曾经的天之骄子,一夜之间成了万人唾弃的“前朝遗孤”。
而他爸爸的情妇,就是齐扬骁的母亲。
因为私通涉嫌的赃款金额巨大,他们在那天双双入狱。
李一麟那时刚刚16岁,他只觉得发懵,脑子里一片空白,没有恨也没有怨,只是巨大的落差感依然让他彻夜彻夜地失眠。
每天晚上都能听到母亲在身旁的啜泣,他们一无所有,连生存都难以为继。
他的母亲在这个社会没有可以立足的能力,而他还只是个未成年的孩子。
他每天待在教室里,等到最后一个才走。他不想被任何人看到,像只人人喊打的过街老鼠,走进那条偏僻发湿的胡同底楼,仅供他们母子二人容身。
那段时间,他的前脚其实已经踏进了鬼门关,想赶紧寻个解脱的念头每天都在出现。前途灰暗,被抑郁的爪牙牢牢勒住喉咙。他觉得自己的血液都发着黑,快要干涸。
那间破烂屋子里腐败的空气急速地被抽干,没有给他留下呼吸的缝隙。
他妈妈只是让他好好读书。好歹这么多年的精英教育的基础在那儿,他正常发挥考上了南川大学。
他当时想着,算是实现他妈妈最后一个心愿。
所以李一麟经常觉得,虽然他什么都不信,但杨屿怕真的是什么菩萨派来,救他最后一命的。
他们一个系同班,报道第一天他拿完书坐在最后排靠窗的角落。
杨屿还是熟悉的开场,迟到并且摇头晃脑,走过来一脸讨打的高傲,挑都没挑就坐到他旁边。

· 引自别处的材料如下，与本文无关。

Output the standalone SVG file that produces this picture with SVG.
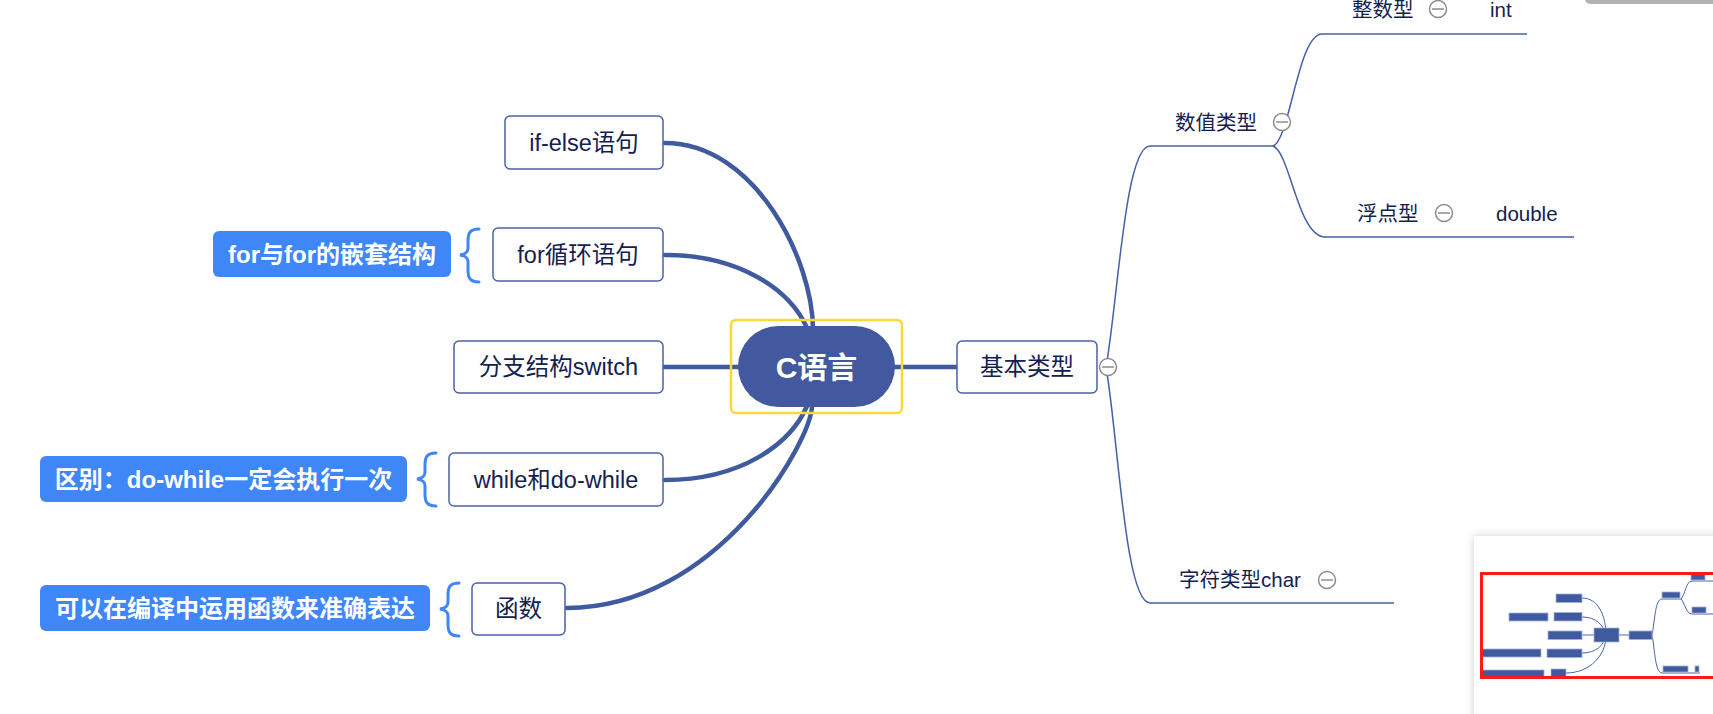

没什么礼貌地拿起他桌上的学生卡,发出邀请,“李一麟同学,我看你身姿矫健、天赋异禀,一会儿一起打球吗?”
这人就是这么自来熟,体育特长生特招进来的,还肩负着帮张教练组建新一届的篮球队,拿下全国大学生篮球赛冠军的任务。
后来他在接受心理医生治疗的时候无意被提醒,在针对已经患有精神障碍人群的研究中发现,运动对治疗抑郁症有“很大的临床疗效”,让人分泌有益的脑神经递质,也让他从那个时候起开始自救。